For me, Capella marks a graceful arc of bright stars and asterisms that circle the north celestial pole. If you have been following these directions for a few months, look at Capella, the Bow of Perseus, and the “W” of Cassiopeia to see what I mean. Watching these move in the course of a single night – or from month to month – always gives me a real sense of how, from our vantage point, all the stars appear to circle Polaris.

As mentioned, Capella is really a complex multiple star. Its two main components are both yellow giants dubbed Aa and Ab, but there are two more stars in this family. However, they are a pair of red dwarfs only visible in a telescope and are so far away from the two bright stars that they take more than 1,000 years to complete an orbit. The two bright stars orbit in just 104 days. James B. Kaler, in his book The Hundred Greatest Stars, says this about the Capella twins:

These two magnificent giants are separated by about the distance between Venus and the Sun. A resident on a ‘Jupiter’ ten times further out would see two ‘Suns’ about half a degree across (similar to the Sun in our own sky), separated at maximum by some 6 degrees, one setting right behind the other.
So when you find Capella, pause – picture yourself on the Jupiter-like planet with these twin yellow Suns in your sky!

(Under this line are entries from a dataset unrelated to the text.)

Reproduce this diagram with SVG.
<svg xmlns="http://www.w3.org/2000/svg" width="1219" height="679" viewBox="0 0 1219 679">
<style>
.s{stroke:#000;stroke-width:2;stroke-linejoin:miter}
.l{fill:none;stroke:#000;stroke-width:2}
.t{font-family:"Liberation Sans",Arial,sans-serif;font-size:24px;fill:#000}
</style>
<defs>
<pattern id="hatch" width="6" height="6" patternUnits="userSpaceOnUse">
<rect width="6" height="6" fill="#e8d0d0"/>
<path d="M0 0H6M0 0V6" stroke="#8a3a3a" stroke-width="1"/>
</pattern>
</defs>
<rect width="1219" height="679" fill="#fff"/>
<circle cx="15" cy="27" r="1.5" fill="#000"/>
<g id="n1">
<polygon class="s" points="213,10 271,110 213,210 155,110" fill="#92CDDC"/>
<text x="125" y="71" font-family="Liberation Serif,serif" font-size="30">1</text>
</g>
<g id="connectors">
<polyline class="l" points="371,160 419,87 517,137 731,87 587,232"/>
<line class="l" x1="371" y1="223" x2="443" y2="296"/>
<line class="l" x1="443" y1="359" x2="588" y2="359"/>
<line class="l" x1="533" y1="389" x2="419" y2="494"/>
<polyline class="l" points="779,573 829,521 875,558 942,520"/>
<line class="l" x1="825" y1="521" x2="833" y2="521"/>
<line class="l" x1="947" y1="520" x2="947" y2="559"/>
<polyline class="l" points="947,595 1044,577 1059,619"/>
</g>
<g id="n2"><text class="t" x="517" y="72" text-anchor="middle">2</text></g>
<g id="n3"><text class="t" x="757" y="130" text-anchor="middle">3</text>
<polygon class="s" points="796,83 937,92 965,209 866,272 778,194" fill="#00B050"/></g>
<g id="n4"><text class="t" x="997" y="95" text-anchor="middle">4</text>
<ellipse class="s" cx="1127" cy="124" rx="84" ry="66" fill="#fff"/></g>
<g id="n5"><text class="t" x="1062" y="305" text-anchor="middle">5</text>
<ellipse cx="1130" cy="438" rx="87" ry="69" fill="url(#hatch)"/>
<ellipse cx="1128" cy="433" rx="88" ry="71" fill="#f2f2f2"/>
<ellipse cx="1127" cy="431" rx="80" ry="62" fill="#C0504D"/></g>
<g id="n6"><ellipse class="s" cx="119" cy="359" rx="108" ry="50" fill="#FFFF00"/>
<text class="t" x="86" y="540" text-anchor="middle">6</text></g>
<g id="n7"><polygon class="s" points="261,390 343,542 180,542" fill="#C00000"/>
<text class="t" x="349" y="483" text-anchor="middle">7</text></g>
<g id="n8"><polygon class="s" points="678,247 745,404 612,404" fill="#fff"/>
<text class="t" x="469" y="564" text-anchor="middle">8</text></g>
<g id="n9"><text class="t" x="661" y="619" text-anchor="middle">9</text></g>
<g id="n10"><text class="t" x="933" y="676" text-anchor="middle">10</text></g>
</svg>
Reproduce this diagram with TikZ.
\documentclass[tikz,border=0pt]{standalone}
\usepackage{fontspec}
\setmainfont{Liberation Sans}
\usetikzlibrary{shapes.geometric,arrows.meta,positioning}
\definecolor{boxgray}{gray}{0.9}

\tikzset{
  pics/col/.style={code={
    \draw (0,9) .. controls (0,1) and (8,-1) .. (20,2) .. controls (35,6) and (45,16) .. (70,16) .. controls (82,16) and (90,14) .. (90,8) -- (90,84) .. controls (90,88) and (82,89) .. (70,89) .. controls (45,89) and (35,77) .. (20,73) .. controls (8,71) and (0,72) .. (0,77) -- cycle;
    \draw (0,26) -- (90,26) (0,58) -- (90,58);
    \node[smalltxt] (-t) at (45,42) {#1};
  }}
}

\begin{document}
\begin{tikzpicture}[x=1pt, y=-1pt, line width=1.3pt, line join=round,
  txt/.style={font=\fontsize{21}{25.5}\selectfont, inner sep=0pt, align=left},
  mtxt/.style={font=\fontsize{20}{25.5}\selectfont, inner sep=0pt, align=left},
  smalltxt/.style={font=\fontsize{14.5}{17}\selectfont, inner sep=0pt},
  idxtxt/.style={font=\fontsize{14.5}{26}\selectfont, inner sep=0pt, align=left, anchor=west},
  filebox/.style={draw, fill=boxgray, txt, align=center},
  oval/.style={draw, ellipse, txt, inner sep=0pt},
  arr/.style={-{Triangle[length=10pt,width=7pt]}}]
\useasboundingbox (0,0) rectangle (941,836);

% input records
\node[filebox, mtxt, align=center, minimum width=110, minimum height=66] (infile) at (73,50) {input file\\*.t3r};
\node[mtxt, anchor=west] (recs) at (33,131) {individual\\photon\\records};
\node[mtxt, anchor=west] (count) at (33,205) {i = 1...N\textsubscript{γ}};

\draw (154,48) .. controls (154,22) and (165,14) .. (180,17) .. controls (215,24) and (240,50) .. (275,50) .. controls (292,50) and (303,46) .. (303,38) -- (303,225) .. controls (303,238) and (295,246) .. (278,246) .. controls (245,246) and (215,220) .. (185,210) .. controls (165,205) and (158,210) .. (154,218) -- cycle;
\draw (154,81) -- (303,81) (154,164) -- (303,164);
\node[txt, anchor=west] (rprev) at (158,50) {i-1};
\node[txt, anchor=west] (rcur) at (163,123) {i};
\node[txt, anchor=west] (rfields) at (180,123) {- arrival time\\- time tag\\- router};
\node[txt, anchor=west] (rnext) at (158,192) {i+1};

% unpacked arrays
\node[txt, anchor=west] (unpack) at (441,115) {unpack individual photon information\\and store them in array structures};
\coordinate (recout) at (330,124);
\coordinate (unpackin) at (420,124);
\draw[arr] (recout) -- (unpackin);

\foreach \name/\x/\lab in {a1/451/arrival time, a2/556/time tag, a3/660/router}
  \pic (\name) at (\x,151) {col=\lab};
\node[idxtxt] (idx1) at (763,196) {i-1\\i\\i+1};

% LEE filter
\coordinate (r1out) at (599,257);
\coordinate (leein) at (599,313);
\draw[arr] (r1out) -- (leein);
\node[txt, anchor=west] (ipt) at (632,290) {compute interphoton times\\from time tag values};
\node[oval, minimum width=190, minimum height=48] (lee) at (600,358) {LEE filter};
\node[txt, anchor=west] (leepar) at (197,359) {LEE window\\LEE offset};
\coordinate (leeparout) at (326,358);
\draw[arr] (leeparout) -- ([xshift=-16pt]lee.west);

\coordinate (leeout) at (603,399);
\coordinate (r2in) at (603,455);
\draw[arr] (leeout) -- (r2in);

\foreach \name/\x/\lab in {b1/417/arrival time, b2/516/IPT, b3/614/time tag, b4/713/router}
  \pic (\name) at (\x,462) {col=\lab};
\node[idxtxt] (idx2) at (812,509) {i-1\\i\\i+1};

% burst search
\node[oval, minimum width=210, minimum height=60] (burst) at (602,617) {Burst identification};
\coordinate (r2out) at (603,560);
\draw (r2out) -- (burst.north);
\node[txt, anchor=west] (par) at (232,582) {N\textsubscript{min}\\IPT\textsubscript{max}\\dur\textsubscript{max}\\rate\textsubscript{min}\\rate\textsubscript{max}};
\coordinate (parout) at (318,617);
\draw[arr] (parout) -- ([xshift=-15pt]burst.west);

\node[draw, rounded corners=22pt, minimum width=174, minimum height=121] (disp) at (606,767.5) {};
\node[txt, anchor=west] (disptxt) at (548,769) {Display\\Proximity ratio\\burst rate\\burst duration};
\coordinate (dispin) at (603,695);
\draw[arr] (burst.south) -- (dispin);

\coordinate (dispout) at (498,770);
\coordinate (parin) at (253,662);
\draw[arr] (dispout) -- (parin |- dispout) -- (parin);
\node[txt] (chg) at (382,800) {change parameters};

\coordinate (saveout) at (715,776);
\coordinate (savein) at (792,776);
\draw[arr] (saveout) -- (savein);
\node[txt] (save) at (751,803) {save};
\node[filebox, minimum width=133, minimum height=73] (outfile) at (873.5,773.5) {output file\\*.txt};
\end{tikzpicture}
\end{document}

Vital stats for Capella (kah-PEL-ah)

• Brilliance: Magnitude .08; its luminosity is the equal of 16 Suns.
• Distance: 42 light years
• Spectral Types: G8/G0
• Position: 05:16:41, +45:59:53

Still with us!

Other bright guide stars and asterisms introduced in previous months that are still readily seen include the Summer Triangle of Altair, Deneb, and Vega, which is high over head and crossing into the western sky. Arcturus is just above the horizon in the west, the Big Dipper just west of north and hugging the horizon, and the Teapot is diving into the ground in the southwest. And, of course, we have the “Bow” of Perseus with “Algol” the “Demon” star, the “W” of Cassiopeia, the “home plate” of Cepheus, Andromeda’s Couch, and the Great Square.